> [INSTRUCTIONS TO FOLLOW]:
Below is a block of records; return all of them exactly, but without the images.

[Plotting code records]

┄┄┄┄┄┄┄┄┄┄┄┄┄┄┄┄┄┄┄┄

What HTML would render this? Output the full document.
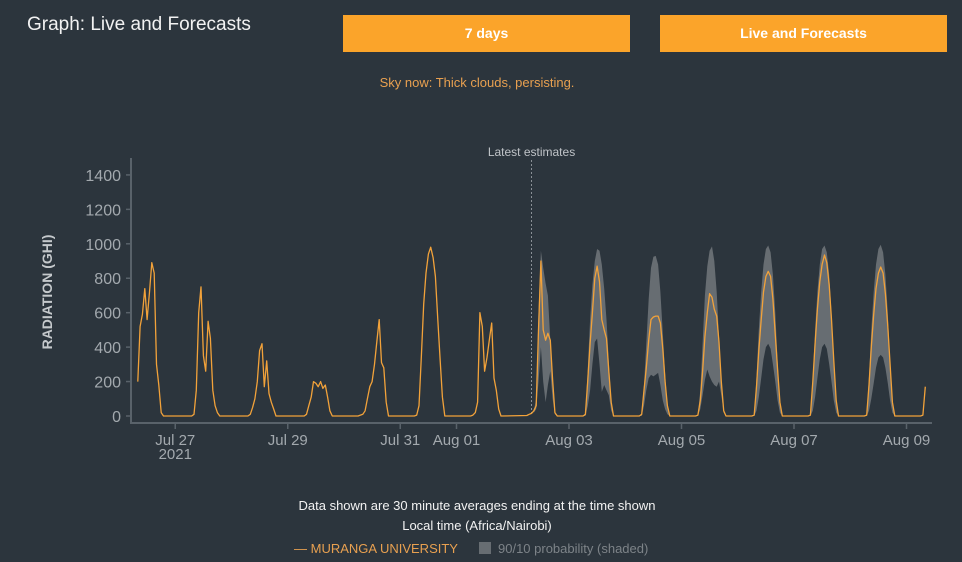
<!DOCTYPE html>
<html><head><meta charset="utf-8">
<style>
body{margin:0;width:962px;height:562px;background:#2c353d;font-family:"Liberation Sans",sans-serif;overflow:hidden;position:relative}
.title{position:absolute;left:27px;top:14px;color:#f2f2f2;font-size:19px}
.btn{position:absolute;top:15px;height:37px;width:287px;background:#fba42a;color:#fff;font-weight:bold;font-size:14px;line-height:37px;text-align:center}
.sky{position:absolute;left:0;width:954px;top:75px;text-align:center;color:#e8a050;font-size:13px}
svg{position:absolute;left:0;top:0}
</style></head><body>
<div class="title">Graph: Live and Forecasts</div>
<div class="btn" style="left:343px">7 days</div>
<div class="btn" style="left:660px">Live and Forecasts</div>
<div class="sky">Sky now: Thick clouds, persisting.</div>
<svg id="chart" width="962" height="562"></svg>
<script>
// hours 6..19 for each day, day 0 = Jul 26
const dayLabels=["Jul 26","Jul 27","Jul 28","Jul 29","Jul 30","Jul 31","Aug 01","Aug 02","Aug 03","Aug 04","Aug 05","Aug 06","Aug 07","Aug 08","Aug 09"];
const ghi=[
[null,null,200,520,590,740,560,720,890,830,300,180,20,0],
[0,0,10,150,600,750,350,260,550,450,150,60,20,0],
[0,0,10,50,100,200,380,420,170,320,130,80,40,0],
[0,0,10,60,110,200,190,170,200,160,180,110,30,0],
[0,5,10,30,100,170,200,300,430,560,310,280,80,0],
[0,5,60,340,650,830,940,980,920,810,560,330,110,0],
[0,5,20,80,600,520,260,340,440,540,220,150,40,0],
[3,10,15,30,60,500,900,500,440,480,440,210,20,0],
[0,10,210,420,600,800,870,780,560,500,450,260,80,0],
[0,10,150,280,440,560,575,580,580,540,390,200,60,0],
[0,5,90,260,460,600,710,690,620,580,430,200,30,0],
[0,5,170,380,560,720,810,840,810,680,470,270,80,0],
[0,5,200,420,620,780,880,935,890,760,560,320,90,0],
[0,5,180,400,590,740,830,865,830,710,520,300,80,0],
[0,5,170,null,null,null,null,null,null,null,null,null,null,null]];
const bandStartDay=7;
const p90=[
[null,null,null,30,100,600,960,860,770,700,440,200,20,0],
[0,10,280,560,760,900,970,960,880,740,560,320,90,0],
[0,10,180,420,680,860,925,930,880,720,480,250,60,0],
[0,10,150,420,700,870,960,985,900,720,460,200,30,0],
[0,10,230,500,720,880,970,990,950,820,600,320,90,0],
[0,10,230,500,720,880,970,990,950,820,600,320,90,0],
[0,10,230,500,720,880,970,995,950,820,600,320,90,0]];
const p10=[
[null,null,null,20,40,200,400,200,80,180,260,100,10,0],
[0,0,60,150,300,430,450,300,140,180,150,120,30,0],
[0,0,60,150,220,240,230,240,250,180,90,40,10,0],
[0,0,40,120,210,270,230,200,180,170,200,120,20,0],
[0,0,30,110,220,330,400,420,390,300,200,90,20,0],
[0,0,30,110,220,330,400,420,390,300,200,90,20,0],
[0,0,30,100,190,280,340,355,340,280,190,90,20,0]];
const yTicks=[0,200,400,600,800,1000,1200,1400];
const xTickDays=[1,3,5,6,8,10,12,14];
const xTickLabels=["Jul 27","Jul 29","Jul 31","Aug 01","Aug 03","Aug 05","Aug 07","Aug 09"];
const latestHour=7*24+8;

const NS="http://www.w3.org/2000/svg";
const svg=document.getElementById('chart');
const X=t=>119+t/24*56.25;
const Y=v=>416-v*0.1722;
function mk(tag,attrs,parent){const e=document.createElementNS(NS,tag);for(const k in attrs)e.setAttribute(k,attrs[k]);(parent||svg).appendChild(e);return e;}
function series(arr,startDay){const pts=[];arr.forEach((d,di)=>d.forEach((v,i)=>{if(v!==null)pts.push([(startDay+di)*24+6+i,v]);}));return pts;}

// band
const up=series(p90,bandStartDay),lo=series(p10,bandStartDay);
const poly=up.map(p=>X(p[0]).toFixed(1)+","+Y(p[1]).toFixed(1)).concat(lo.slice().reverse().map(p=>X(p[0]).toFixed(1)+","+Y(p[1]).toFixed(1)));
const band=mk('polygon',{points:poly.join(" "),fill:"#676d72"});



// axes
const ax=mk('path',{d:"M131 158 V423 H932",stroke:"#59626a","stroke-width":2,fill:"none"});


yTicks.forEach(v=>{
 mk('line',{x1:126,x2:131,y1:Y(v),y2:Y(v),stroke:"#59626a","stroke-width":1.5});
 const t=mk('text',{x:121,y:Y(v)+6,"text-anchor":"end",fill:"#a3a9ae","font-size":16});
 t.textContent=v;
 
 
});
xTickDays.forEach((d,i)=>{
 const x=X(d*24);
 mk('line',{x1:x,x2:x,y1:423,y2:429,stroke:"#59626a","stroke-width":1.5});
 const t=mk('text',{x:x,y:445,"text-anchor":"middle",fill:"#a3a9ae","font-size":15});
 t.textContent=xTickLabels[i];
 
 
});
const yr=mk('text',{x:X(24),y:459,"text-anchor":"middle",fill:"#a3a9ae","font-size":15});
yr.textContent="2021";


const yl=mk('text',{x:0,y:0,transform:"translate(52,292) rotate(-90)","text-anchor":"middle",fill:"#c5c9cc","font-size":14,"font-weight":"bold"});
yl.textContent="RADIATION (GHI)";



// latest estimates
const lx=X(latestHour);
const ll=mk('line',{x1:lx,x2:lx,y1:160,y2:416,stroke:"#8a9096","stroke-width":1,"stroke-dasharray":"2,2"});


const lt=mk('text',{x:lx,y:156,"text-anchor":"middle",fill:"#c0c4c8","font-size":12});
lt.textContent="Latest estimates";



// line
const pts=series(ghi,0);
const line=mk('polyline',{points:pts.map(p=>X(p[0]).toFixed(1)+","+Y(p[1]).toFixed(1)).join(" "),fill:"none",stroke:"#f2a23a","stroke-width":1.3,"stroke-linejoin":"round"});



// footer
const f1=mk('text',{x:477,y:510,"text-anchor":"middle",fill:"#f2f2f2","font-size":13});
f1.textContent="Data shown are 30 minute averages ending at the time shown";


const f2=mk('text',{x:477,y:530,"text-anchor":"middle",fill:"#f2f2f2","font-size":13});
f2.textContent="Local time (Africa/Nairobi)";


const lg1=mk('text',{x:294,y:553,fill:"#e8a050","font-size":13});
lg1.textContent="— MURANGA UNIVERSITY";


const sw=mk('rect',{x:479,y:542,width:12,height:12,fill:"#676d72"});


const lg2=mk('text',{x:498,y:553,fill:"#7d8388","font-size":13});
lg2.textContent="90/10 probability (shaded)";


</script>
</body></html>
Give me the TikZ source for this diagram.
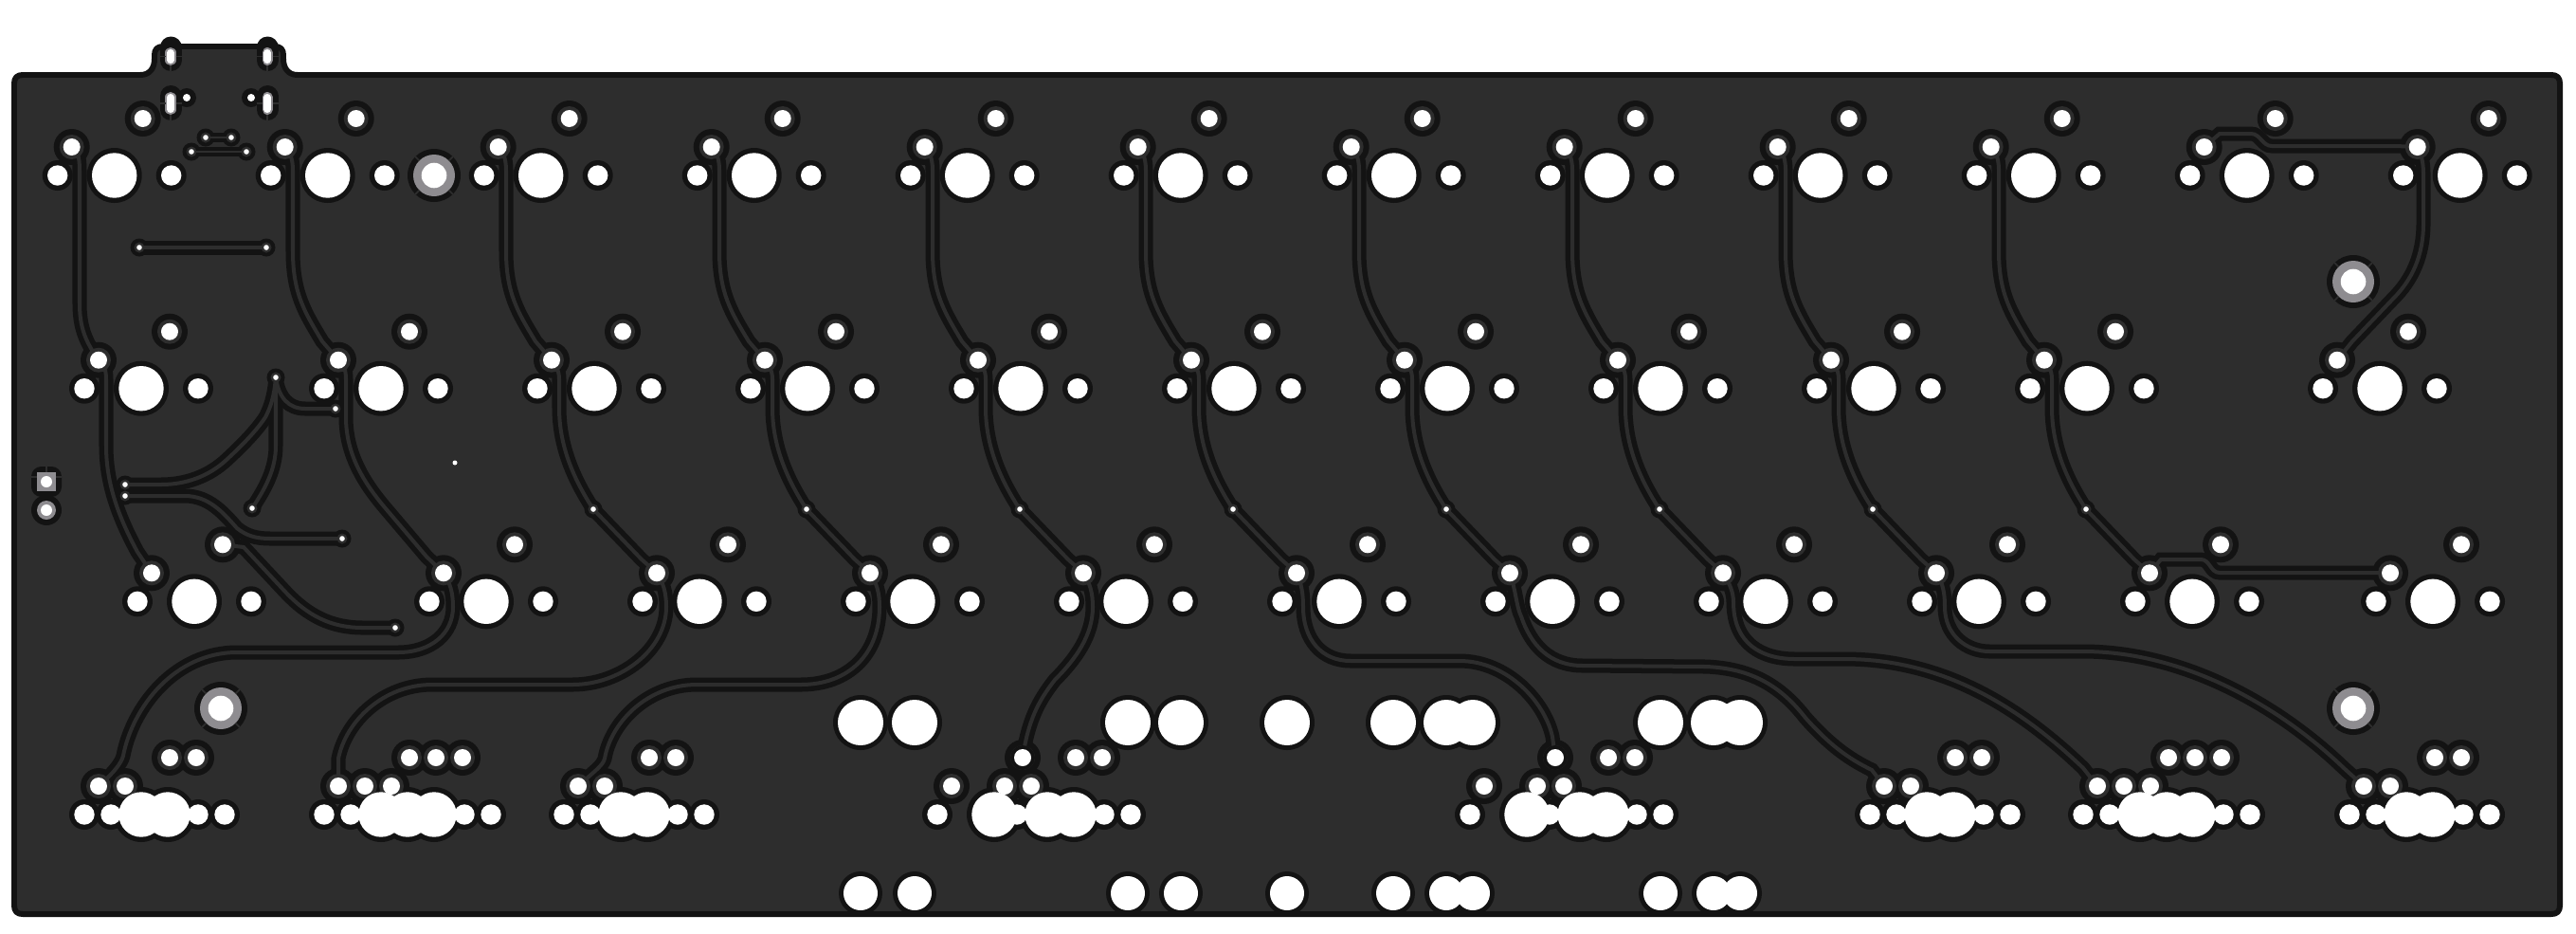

┄┄┄┄┄┄┄┄┄┄┄┄┄┄┄┄┄┄┄┄

> [FULL OUTPUT]:
What HTML would render this? Output the full document.
<!DOCTYPE html>
<html><head><meta charset="utf-8">
<style>
body{margin:0;width:962px;height:562px;background:#2c353d;font-family:"Liberation Sans",sans-serif;overflow:hidden;position:relative}
.title{position:absolute;left:27px;top:14px;color:#f2f2f2;font-size:19px}
.btn{position:absolute;top:15px;height:37px;width:287px;background:#fba42a;color:#fff;font-weight:bold;font-size:14px;line-height:37px;text-align:center}
.sky{position:absolute;left:0;width:954px;top:75px;text-align:center;color:#e8a050;font-size:13px}
svg{position:absolute;left:0;top:0}
</style></head><body>
<div class="title">Graph: Live and Forecasts</div>
<div class="btn" style="left:343px">7 days</div>
<div class="btn" style="left:660px">Live and Forecasts</div>
<div class="sky">Sky now: Thick clouds, persisting.</div>
<svg id="chart" width="962" height="562"></svg>
<script>
// hours 6..19 for each day, day 0 = Jul 26
const dayLabels=["Jul 26","Jul 27","Jul 28","Jul 29","Jul 30","Jul 31","Aug 01","Aug 02","Aug 03","Aug 04","Aug 05","Aug 06","Aug 07","Aug 08","Aug 09"];
const ghi=[
[null,null,200,520,590,740,560,720,890,830,300,180,20,0],
[0,0,10,150,600,750,350,260,550,450,150,60,20,0],
[0,0,10,50,100,200,380,420,170,320,130,80,40,0],
[0,0,10,60,110,200,190,170,200,160,180,110,30,0],
[0,5,10,30,100,170,200,300,430,560,310,280,80,0],
[0,5,60,340,650,830,940,980,920,810,560,330,110,0],
[0,5,20,80,600,520,260,340,440,540,220,150,40,0],
[3,10,15,30,60,500,900,500,440,480,440,210,20,0],
[0,10,210,420,600,800,870,780,560,500,450,260,80,0],
[0,10,150,280,440,560,575,580,580,540,390,200,60,0],
[0,5,90,260,460,600,710,690,620,580,430,200,30,0],
[0,5,170,380,560,720,810,840,810,680,470,270,80,0],
[0,5,200,420,620,780,880,935,890,760,560,320,90,0],
[0,5,180,400,590,740,830,865,830,710,520,300,80,0],
[0,5,170,null,null,null,null,null,null,null,null,null,null,null]];
const bandStartDay=7;
const p90=[
[null,null,null,30,100,600,960,860,770,700,440,200,20,0],
[0,10,280,560,760,900,970,960,880,740,560,320,90,0],
[0,10,180,420,680,860,925,930,880,720,480,250,60,0],
[0,10,150,420,700,870,960,985,900,720,460,200,30,0],
[0,10,230,500,720,880,970,990,950,820,600,320,90,0],
[0,10,230,500,720,880,970,990,950,820,600,320,90,0],
[0,10,230,500,720,880,970,995,950,820,600,320,90,0]];
const p10=[
[null,null,null,20,40,200,400,200,80,180,260,100,10,0],
[0,0,60,150,300,430,450,300,140,180,150,120,30,0],
[0,0,60,150,220,240,230,240,250,180,90,40,10,0],
[0,0,40,120,210,270,230,200,180,170,200,120,20,0],
[0,0,30,110,220,330,400,420,390,300,200,90,20,0],
[0,0,30,110,220,330,400,420,390,300,200,90,20,0],
[0,0,30,100,190,280,340,355,340,280,190,90,20,0]];
const yTicks=[0,200,400,600,800,1000,1200,1400];
const xTickDays=[1,3,5,6,8,10,12,14];
const xTickLabels=["Jul 27","Jul 29","Jul 31","Aug 01","Aug 03","Aug 05","Aug 07","Aug 09"];
const latestHour=7*24+8;

const NS="http://www.w3.org/2000/svg";
const svg=document.getElementById('chart');
const X=t=>119+t/24*56.25;
const Y=v=>416-v*0.1722;
function mk(tag,attrs,parent){const e=document.createElementNS(NS,tag);for(const k in attrs)e.setAttribute(k,attrs[k]);(parent||svg).appendChild(e);return e;}
function series(arr,startDay){const pts=[];arr.forEach((d,di)=>d.forEach((v,i)=>{if(v!==null)pts.push([(startDay+di)*24+6+i,v]);}));return pts;}

// band
const up=series(p90,bandStartDay),lo=series(p10,bandStartDay);
const poly=up.map(p=>X(p[0]).toFixed(1)+","+Y(p[1]).toFixed(1)).concat(lo.slice().reverse().map(p=>X(p[0]).toFixed(1)+","+Y(p[1]).toFixed(1)));
const band=mk('polygon',{points:poly.join(" "),fill:"#676d72"});



// axes
const ax=mk('path',{d:"M131 158 V423 H932",stroke:"#59626a","stroke-width":2,fill:"none"});


yTicks.forEach(v=>{
 mk('line',{x1:126,x2:131,y1:Y(v),y2:Y(v),stroke:"#59626a","stroke-width":1.5});
 const t=mk('text',{x:121,y:Y(v)+6,"text-anchor":"end",fill:"#a3a9ae","font-size":16});
 t.textContent=v;
 
 
});
xTickDays.forEach((d,i)=>{
 const x=X(d*24);
 mk('line',{x1:x,x2:x,y1:423,y2:429,stroke:"#59626a","stroke-width":1.5});
 const t=mk('text',{x:x,y:445,"text-anchor":"middle",fill:"#a3a9ae","font-size":15});
 t.textContent=xTickLabels[i];
 
 
});
const yr=mk('text',{x:X(24),y:459,"text-anchor":"middle",fill:"#a3a9ae","font-size":15});
yr.textContent="2021";


const yl=mk('text',{x:0,y:0,transform:"translate(52,292) rotate(-90)","text-anchor":"middle",fill:"#c5c9cc","font-size":14,"font-weight":"bold"});
yl.textContent="RADIATION (GHI)";



// latest estimates
const lx=X(latestHour);
const ll=mk('line',{x1:lx,x2:lx,y1:160,y2:416,stroke:"#8a9096","stroke-width":1,"stroke-dasharray":"2,2"});


const lt=mk('text',{x:lx,y:156,"text-anchor":"middle",fill:"#c0c4c8","font-size":12});
lt.textContent="Latest estimates";



// line
const pts=series(ghi,0);
const line=mk('polyline',{points:pts.map(p=>X(p[0]).toFixed(1)+","+Y(p[1]).toFixed(1)).join(" "),fill:"none",stroke:"#f2a23a","stroke-width":1.3,"stroke-linejoin":"round"});



// footer
const f1=mk('text',{x:477,y:510,"text-anchor":"middle",fill:"#f2f2f2","font-size":13});
f1.textContent="Data shown are 30 minute averages ending at the time shown";


const f2=mk('text',{x:477,y:530,"text-anchor":"middle",fill:"#f2f2f2","font-size":13});
f2.textContent="Local time (Africa/Nairobi)";


const lg1=mk('text',{x:294,y:553,fill:"#e8a050","font-size":13});
lg1.textContent="— MURANGA UNIVERSITY";


const sw=mk('rect',{x:479,y:542,width:12,height:12,fill:"#676d72"});


const lg2=mk('text',{x:498,y:553,fill:"#7d8388","font-size":13});
lg2.textContent="90/10 probability (shaded)";


</script>
</body></html>
Give me the TikZ source for this diagram.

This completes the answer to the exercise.